On the Fourth, Ask, “What is Freedom?”
As a life member of the NRA, I put freedom first. Why? As it is for all of us, the answer is both simple and complex. The Preamble to the U.S. Constitution sums up our need for freedom this way:
We the People of the United States, in Order to form a more perfect Union, establish Justice, insure domestic Tranquility, provide for the common defence, promote the general Welfare, and secure the Blessings of Liberty to ourselves and our Posterity, do ordain and establish this Constitution for the United States of America.
America is the first nation in history consciously founded on the highest, most-universal value: freedom. We guard our freedom zealously. Our government’s primary purpose is to assure our freedom as individuals and to protect us from those who would abuse it or abolish it. All other government functions are secondary to that. That is why the allegorical female figure atop our nation’s Capitol is named “Freedom,” and is a symbol of hope to people everywhere. That is also why our national bird is the eagle. It appears on the Great Seal of the United States and on our coins because the eagle is the most able to soar heavenward; its flight is symbolic of the freedom we enjoy. And that is why our nation’s highest civilian award, like the Medal of Honor for our armed forces, is the Presidential Medal of Freedom.

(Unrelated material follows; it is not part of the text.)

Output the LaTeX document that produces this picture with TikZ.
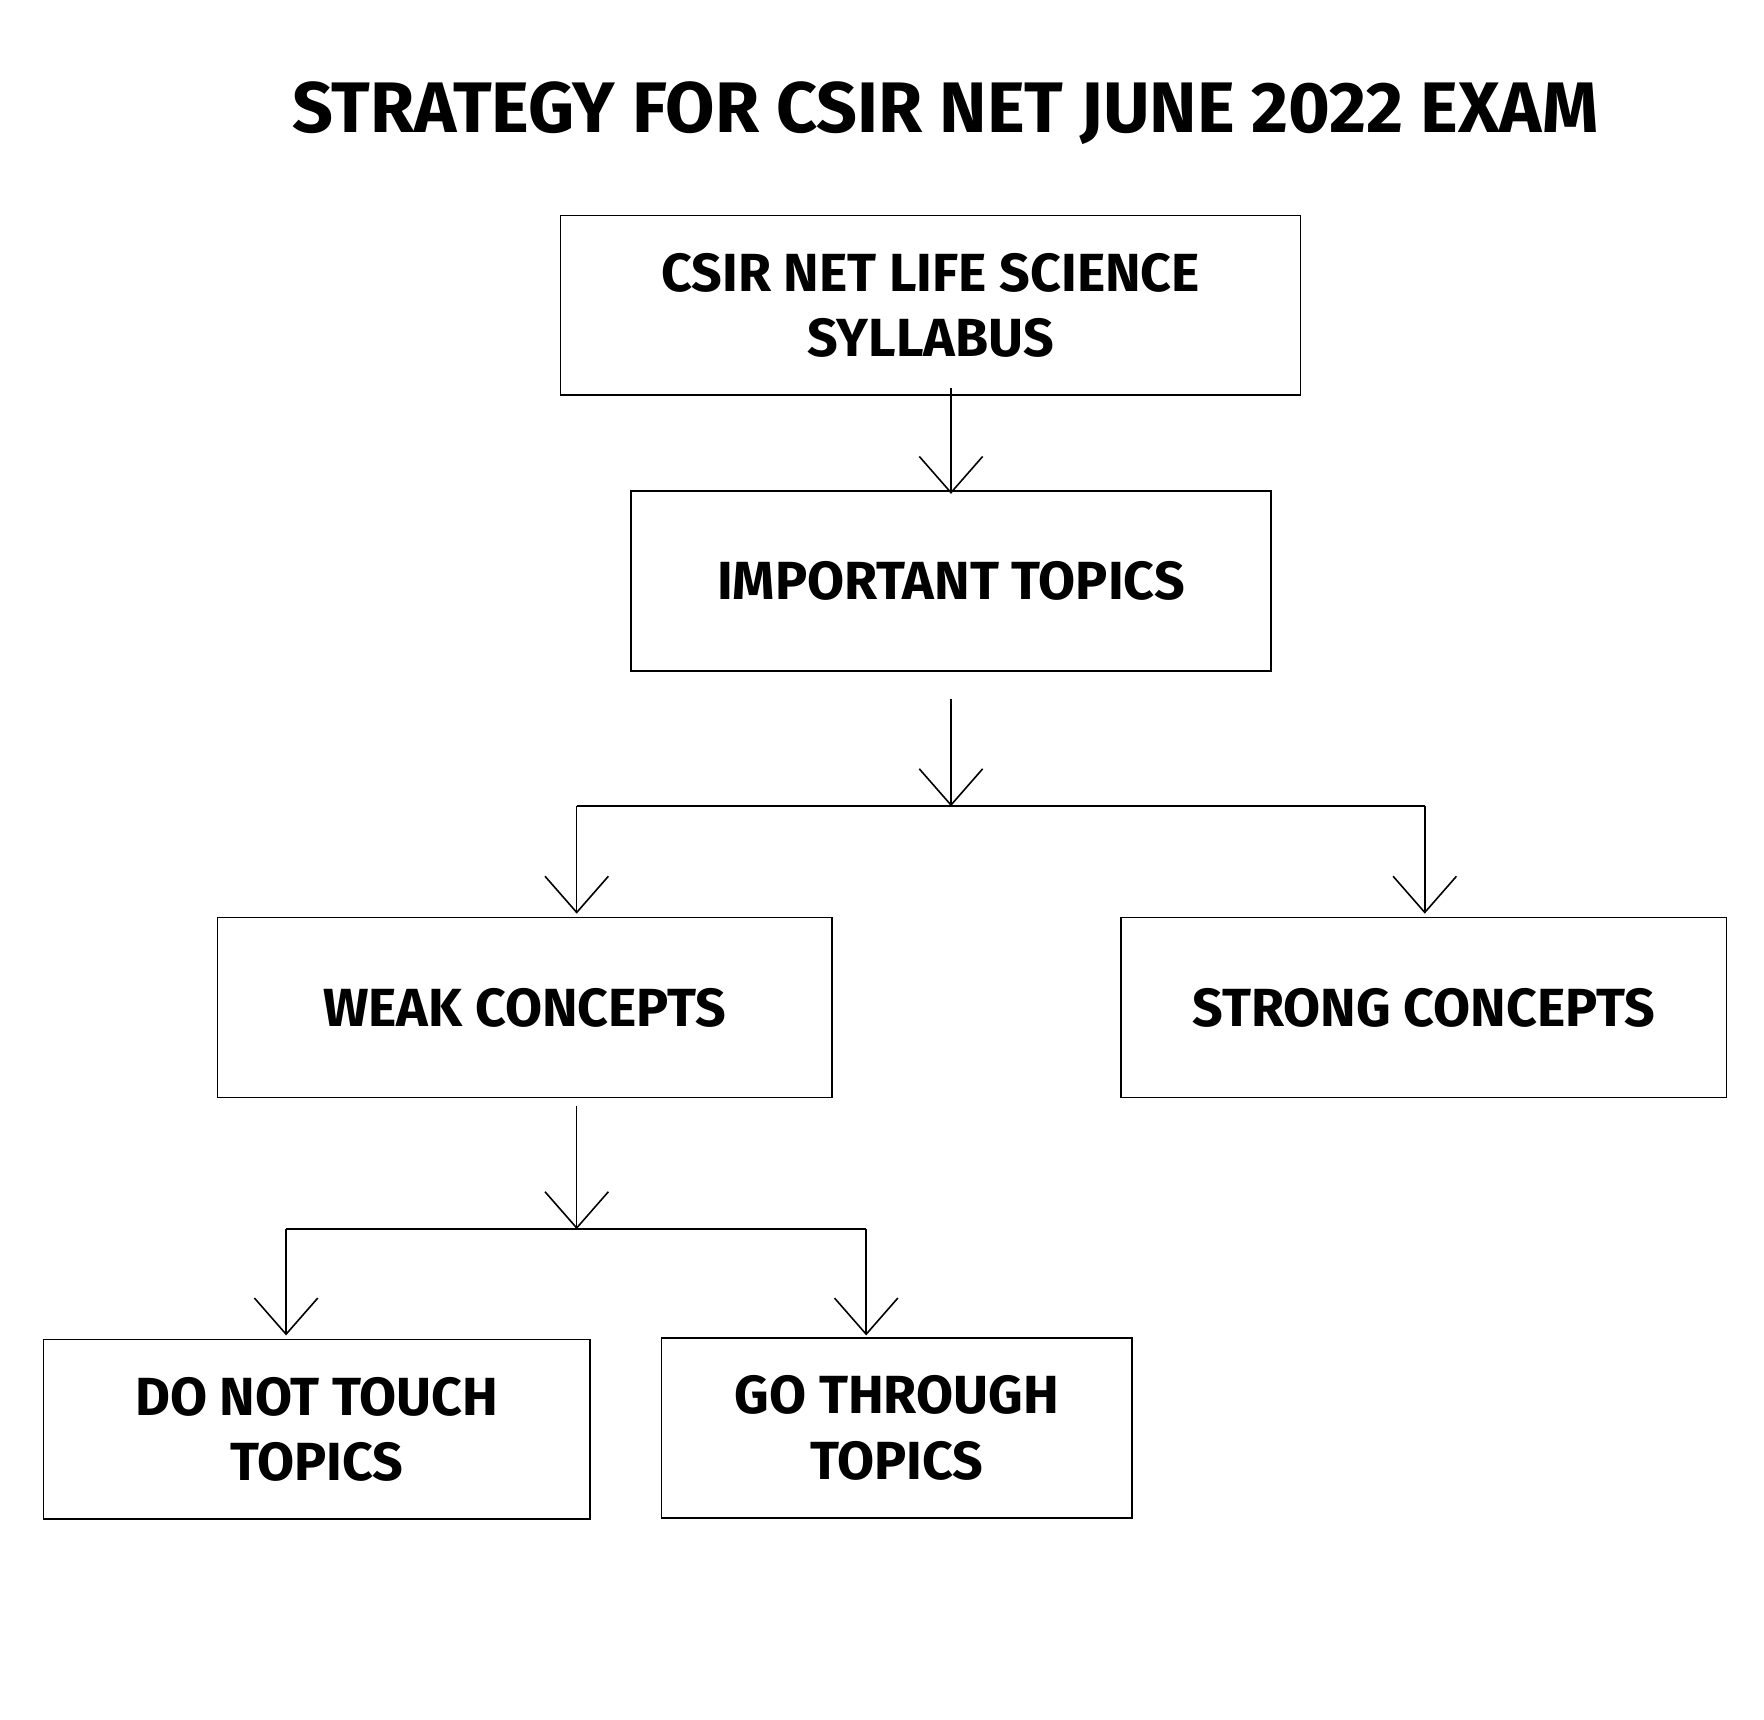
\documentclass[tikz,border=0pt]{standalone}
\usepackage{fontspec}
\setmainfont{Fira Sans}
\usetikzlibrary{arrows.meta}
\tikzset{
    plan box/.style={
        draw,thin,inner sep=0pt,
        font=\fontsize{13.5}{16.5}\selectfont\bfseries,align=center
    },
    flow/.style={thin,-{Straight Barb[length=.32cm,width=.56cm]}}
}
\begin{document}
\begin{tikzpicture}[x=.01cm,y=-.01cm]
        \useasboundingbox (0,0) rectangle (1560,1521);
        \node[font=\fontsize{18}{20}\selectfont\bfseries] (title) at (836,100) {STRATEGY FOR CSIR NET JUNE 2022 EXAM};
        \node[plan box,minimum width=6.54cm,minimum height=1.59cm] (syl) at (823,270) {CSIR NET LIFE SCIENCE\\SYLLABUS};
        \node[plan box,minimum width=5.66cm,minimum height=1.59cm] (imp) at (841,514) {IMPORTANT TOPICS};
        \node[plan box,minimum width=5.43cm,minimum height=1.59cm] (weak) at (464,891) {WEAK CONCEPTS};
        \node[plan box,minimum width=5.35cm,minimum height=1.59cm] (strong) at (1259,891) {STRONG CONCEPTS};
        \node[plan box,minimum width=4.83cm,minimum height=1.59cm] (dont) at (280,1264) {DO NOT TOUCH\\TOPICS};
        \node[plan box,minimum width=4.16cm,minimum height=1.59cm] (go) at (793,1263) {GO THROUGH\\TOPICS};
        % branching points
        \coordinate (split) at (841,713);
        \coordinate (splitL) at (510,713);
        \coordinate (splitR) at (1260,713);
        \coordinate (fork) at (510,1087);
        \coordinate (forkL) at (253,1087);
        \coordinate (forkR) at (766,1087);
        \draw[flow] (841,343) -- ([yshift=-.03cm]imp.north);
        \draw[flow] (841,618) -- (split);
        \draw (splitL) -- (splitR);
        \draw[flow] (splitL) -- (510,808);
        \draw[flow] (splitR) -- (1260,808);
        \draw[flow] (510,978) -- (fork);
        \draw (forkL) -- (forkR);
        \draw[flow] (forkL) -- (253,1181);
        \draw[flow] (forkR) -- (766,1181);
\end{tikzpicture}
\end{document}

Freedom is fundamental to the American way of life. It is our essence, our raison d’etre. As President Ronald Reagan (R) once put it: “Freedom is the deepest and noblest aspiration of the human spirit.”
Freedom serves the interests of everyone; it transforms lives and revitalizes societies. Freedom releases creative energy; it is the engine of all progress—technological, intellectual, cultural, and spiritual. Freedom moves the hearts and minds of the American people. It is the key to unlocking our human potential, individually and collectively.
The Liberty Bell is inscribed with words taken from Leviticus 25:10: “Proclaim liberty throughout all the land unto all the inhabitants thereof.” Millions upon millions outside our nation have heard that proclamation and come to our shores to embrace it in “the land of the free.”
The political experiment called America began in 1776 when we declared our independence from British rule. It became a place for every human being to use his or her talents, effort, and resources to pursue happiness, to build a satisfying life in a context of freedom—responsible freedom which encourages creative individuality, caring, a stable family life, civic involvement, social and environmental concern for the well-being of others, and spiritual unity. Perceiving that, John Adams spoke of God as “the Spirit of Liberty.”
If freedom is so fundamental and so important to America, we should understand it well. What exactly is freedom?
Freedom means the absence of necessity, coercion, or constraint in one’s choice or action. The essence of freedom is having a choice. It is having the power to do as you please or not being subject to another’s will. A person is free to the extent that he or she can exercise choice. The opposite of freedom is coercion, subjugation, involuntary servitude, bondage, imprisonment, slavery.
In America, freedom of choice is regarded as our fundamental condition and inalienable right. We Americans speak of the right to live our lives as we choose—the right to self-determination, the right to create our own destiny. The American way of life means freedom from arbitrary or despotic control; it also means the exercise of social, political, and economic rights and privileges. It means the unhampered right to pursue the opportunities of life, which necessarily includes our right to defend our lives.
The nationwide movement toward “constitutional carry” is a beautiful expression of this freedom. The Second Amendment didn’t give us this right. The right has always existed. But the Second Amendment does protect this right from government actions that seek to diminish it. Constitutional carry is a means of taking this right back from the clutches of government. It is a retaking of freedom.
The Fourth of July is an ideal time to think about our freedom. What was once won , what we must win back, and what we must keep.